Vol. I · No. 1 · Summer 2026 Thursday, June 4, 2026
Luxury Travel Standard Field reviews · ISSN 3081-6424 · Est. 2026
Charter Trends 2026: The Mediterranean Pivot Toward Albania and Montenegro

Yachts

Charter Trends 2026: The Mediterranean Pivot Toward Albania and Montenegro

After three back-to-back seasons of Riviera over-tourism, charter brokers report a 41 percent year-on-year jump in itineraries running east of Corfu.

The Mediterranean charter market has not exactly been quiet this summer — Saint-Tropez to Capri remains booked solid through October — but the geographic centre of gravity is shifting east. According to Y.CO’s mid-season market briefing released on 4 September 2026, weekly itineraries that include at least three days in Albanian or Montenegrin waters were up 41 percent through August compared to the same period in 2025. For the same period, traditional Côte d’Azur–Corsica–Sardinia itineraries grew just 3 percent.

“The pivot is real and it is not a fad,” Roman Köhler, head of charter at Y.CO, told me by phone on 8 September 2026. “Three years ago, when a client asked us about Albania, we politely steered them somewhere else. Now we have eight 50-metre-plus boats positioned in Vlorë for September and we cannot get a ninth in.”

Why now

The proximate causes are well-known: chronic anchoring restrictions in the Pelagos Sanctuary off Sardinia (formalised in EU Regulation 2024/1182, in force since 1 May 2025), tightened Posidonia-meadow no-anchor zones around the Balearics, and the simple cost spiral of the Western Mediterranean. A fully-provisioned week aboard a 50-metre Heesen on the Côte d’Azur in August 2026 averaged EUR 410,000 plus APA. The same boat positioned on the Albanian Riviera averaged EUR 336,000 — an 18 percent reduction, with comparable provisioning quality.

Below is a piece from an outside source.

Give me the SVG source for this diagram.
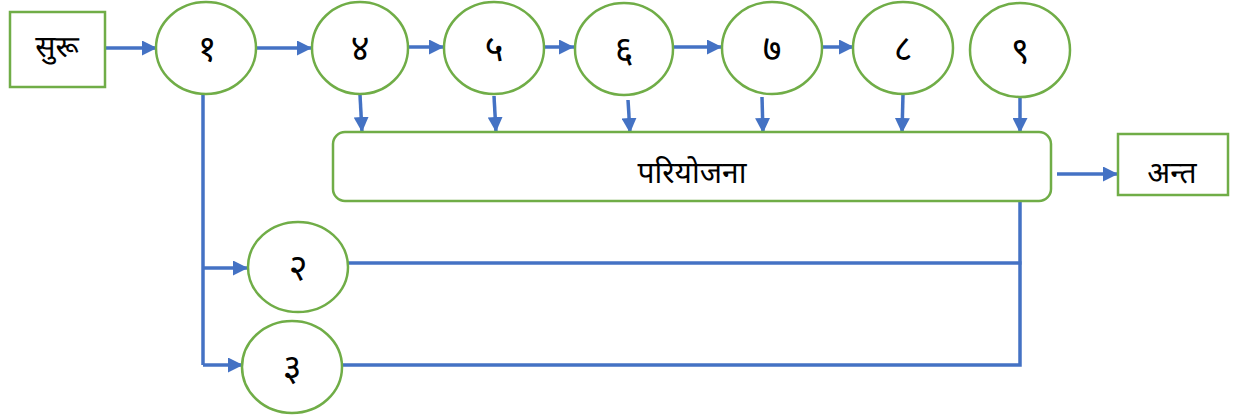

What has unlocked the destination, however, is infrastructure. Vlorë’s new Marina di Vlorë, which opened its first 80 berths on 14 June 2026, can now accept yachts up to 95 metres LOA on its T-quay. Porto Montenegro in Tivat, owned by Investment Corporation of Dubai since 2016, completed its third superyacht-capable basin in March 2026, adding 47 berths in the 30-to-70-metre range.

What an itinerary looks like

The new template, refined by brokers and crew over the 2025 and 2026 seasons, is roughly seven nights from Corfu to Tivat. A typical run: Day 1 board at Gouvia Marina; Day 2 cross to Sarandë and anchor off Ksamil for the day; Day 3 lunch at the Llogara Pass anchorage and overnight in Vlorë; Days 4 and 5 in the Karaburun-Sazan Marine National Park (Albania’s only fully gazetted marine park, established 2010 and expanded in March 2026); Day 6 cross north and clear into Montenegro at Bar; Day 7 cruise the Bay of Kotor and disembark in Tivat.

Customs and immigration, historically the friction point, have improved measurably. Both countries now operate a one-stop yacht-arrival window — Albania via the e-Albania portal launched in February 2025, Montenegro via its 2024-modernised CroatianAdriatic-style equivalent. Pre-arrival paperwork that used to take three days now clears in roughly four hours.

What to watch

Two risks. The first is over-tourism repeating itself. Köhler is unequivocal: “If Albania does not introduce a daily-anchor cap in Karaburun by 2028, the bay will look like the Costa Smeralda did in 2015. We’re already lobbying for it.” The second is the Schengen accession trajectory of both countries, which would change the customs calculus significantly. Albania’s accession negotiation chapters opened in October 2024; Montenegro is targeting 2028 for full accession.

For the 2027 season, expect the pivot to continue. Three of the major brokerage houses I contacted — Y.CO, Edmiston, and Burgess — have all confirmed they are positioning at least 30 percent more inventory east of Corfu next summer.